I found it interesting that Northwestern Law professor John O. McGinnis felt the "greatest problem is that such artificial intelligence may be indifferent to human welfare." He expressed the thought that this indifference, while it might cause some harm to humans by solving problems that could be potentially injurious, the robots "could be programmed to weigh human values in their decision making." But here was his alarming conclusion: "The key will be to assure such programming." Doesn't sound very convincing to me!

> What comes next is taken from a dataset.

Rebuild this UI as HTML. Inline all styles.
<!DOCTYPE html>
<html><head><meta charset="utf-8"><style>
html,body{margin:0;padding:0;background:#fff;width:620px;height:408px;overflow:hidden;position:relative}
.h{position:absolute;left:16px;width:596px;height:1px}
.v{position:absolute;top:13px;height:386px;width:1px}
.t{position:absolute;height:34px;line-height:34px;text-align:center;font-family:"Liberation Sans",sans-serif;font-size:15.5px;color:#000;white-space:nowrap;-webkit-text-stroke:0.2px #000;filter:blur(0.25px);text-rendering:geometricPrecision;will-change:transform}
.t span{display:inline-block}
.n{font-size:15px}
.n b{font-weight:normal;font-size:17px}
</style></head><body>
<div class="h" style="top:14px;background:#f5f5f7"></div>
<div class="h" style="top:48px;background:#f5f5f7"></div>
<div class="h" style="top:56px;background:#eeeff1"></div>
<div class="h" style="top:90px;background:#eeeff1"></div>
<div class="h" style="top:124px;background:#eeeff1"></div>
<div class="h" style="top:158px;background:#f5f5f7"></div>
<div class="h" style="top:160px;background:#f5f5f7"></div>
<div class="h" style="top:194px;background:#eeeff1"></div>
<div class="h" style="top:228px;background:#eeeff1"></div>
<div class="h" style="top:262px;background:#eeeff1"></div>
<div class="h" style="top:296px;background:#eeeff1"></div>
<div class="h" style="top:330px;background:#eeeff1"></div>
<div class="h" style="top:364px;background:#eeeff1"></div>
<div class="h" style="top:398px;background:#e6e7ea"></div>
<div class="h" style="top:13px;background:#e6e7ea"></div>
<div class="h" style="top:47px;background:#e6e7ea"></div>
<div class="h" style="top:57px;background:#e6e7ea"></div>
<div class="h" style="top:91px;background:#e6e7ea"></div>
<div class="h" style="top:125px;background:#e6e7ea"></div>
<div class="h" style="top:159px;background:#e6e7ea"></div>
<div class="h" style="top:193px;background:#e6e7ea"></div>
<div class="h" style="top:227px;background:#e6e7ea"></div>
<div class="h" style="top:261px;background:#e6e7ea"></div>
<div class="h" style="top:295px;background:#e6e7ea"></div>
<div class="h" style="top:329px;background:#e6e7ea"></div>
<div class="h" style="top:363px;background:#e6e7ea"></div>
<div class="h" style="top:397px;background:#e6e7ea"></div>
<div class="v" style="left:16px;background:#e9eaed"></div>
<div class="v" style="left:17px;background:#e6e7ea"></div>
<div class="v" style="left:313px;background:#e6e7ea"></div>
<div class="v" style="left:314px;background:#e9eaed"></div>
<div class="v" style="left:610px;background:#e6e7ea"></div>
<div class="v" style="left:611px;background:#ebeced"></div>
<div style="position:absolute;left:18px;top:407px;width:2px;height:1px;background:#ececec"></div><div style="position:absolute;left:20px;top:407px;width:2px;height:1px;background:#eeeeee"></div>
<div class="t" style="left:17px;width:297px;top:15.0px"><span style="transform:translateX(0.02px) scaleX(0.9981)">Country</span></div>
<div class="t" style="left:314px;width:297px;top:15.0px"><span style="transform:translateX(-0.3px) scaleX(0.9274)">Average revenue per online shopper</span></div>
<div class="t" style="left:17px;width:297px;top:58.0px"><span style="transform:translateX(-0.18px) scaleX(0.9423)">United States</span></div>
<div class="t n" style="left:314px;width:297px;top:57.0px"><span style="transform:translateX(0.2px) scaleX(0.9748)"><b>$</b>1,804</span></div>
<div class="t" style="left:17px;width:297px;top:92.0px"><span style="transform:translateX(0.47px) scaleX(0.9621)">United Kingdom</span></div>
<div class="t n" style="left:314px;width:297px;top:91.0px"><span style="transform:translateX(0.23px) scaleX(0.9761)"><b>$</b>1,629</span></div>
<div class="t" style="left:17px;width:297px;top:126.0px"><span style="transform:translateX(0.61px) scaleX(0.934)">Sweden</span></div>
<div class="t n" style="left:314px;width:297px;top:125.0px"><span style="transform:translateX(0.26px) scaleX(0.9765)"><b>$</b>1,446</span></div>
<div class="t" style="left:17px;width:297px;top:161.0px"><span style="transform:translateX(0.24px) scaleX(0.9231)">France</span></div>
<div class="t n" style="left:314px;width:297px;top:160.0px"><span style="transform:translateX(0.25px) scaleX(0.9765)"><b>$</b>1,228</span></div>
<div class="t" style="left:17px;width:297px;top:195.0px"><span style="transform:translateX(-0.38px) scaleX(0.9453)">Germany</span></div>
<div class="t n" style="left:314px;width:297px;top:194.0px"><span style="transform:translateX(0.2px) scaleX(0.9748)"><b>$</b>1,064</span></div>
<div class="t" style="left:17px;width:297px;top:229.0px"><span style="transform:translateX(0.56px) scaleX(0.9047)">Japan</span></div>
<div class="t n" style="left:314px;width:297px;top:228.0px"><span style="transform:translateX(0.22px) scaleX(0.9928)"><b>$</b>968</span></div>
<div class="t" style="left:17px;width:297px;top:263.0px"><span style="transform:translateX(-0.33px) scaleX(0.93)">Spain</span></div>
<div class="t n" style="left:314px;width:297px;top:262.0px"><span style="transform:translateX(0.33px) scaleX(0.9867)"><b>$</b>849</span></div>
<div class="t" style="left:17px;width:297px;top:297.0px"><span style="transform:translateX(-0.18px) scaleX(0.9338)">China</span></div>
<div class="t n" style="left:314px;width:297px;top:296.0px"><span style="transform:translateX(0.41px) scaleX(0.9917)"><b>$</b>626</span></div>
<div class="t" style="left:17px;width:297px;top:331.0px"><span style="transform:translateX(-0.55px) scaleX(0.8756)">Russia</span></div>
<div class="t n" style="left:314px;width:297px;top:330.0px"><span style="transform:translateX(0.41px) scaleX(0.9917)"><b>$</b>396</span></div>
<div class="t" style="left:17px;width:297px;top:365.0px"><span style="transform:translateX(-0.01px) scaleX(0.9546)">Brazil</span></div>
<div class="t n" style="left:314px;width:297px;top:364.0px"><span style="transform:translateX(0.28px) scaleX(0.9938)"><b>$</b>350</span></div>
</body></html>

So, while I was fascinated by the theories and speculations of these roboticists, I find little comfort in their evaluations. It seems that it all comes down to the ethics, principles and morals of those designing these artificial intelligent systems. And there certainly seems to be a shortage of those values in today's world. While I heard skepticism about an actual "robot revolution", I heard much more conjecture about probable risks. We must tread warily!
Proverbs 14:12 "There is a way that seems right to a man, but its end is the way to death."